If Lent is a traditionally a time for deprivation of comfort, hard discipline and resisting temptation then it must be a wise church, if a particularly determined one, that invites a ‘Faith and Wisdom in Science’ evening of talk and discussion as part of their Lent course. So it was that the vicar of All Saints, Ecclesall, Gary Wilton invited me to lead an evening for a lively, attentive and challenging group of about 170 as part of their Lent course ‘Christian Voices in the Contempory World’. Perhaps approproately also, we spent a fair bit of time in the Book of Job, a story of anger, pain and penitance as well as the most profound ancient text I know that treats the relation between humankind and the material world around us.
Actually I had first met Gary in 2012 at a conference on dialogue between Science and Religion that he was arranging as the Archbishop of Canterbury’s representative in Brussells for CERN. The Director of the great European particle physics facility, Rolf Heuer, had requested the three-day meeting, since repeated, as part of CERN’s responsible engagement with the global public. That meeting, bringing scientists and theologicans, some believing some not (in both camps) and representing Judaism, Islam, Christianity, Buddhism and Hinduism, was extremely interesting. A fair bit of the material on different religions’ approach to science derives from pointers given to me at that meeting (in chapter 8 by the way).
The Sheffield evening was no less stimulating. After the talk, we covered two sets of three questions from the audience. They both fitted together in interesting ways. The first (summarised) set was:
- How can lay people really engage with science in a meaningful way?

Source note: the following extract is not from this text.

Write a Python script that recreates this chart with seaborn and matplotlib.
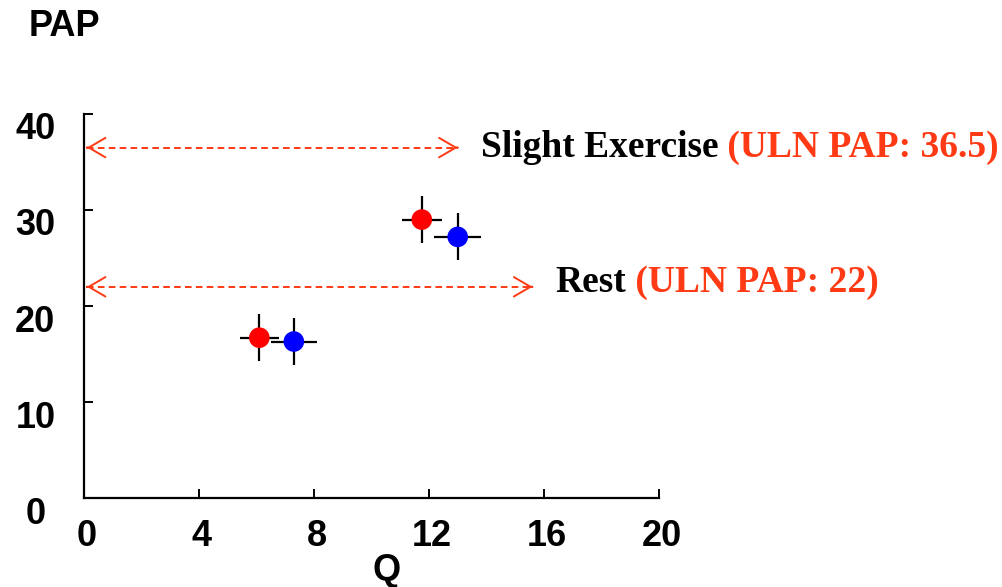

- Can Narrative act as a way into science?
- Do we not need scintists to show more humility?
I think that these belong together because one of the offputting things about science is the way that scientists tend to assume the role of unassailable expert when we communicate science. It needs to be said much more often that scientists make mistakes over and over again – it is hard to re-imagine the world and find ways of seeing into its deep working structure. We get closer all the time, but the difficulties and the slip-ups ought both to keep us humble, and to remind us that we need all the help we can get. I still believe that the musical analogy I use in Faith and Wisdom in Science has some value here. Just as musicians need the many ways in which audiences give them feedback in performances, so scientists need to listen to the reception of their work. We should not underestimate the intellectual ability of non-experts to think about and question science (this is continually done in the mind-numbingly slow and superficial presentation of science on television).
One way of doing this is indeed to work through the narrative of a science story. I think that no-one has done this better than Bill Bryson in his A Short History of Nearly Everything. The twists and turns, the disappointments and delights, the characters and the catastrophes of science are all there. Underlying the book is also the desire, born in a lay person with no science background, to grasp at some idea of the deep human need to understand why the sky is blue. But crucially it also drives at a knowledge of how we now understand such things. I think that more along the lines of Bryson’s approach, together with an expectation that lay audiences can and will help scientists to think more imaginatively, and an emphasis and development of the poetry and play of science, may recover lost ground. Humility is indeed a good place to start.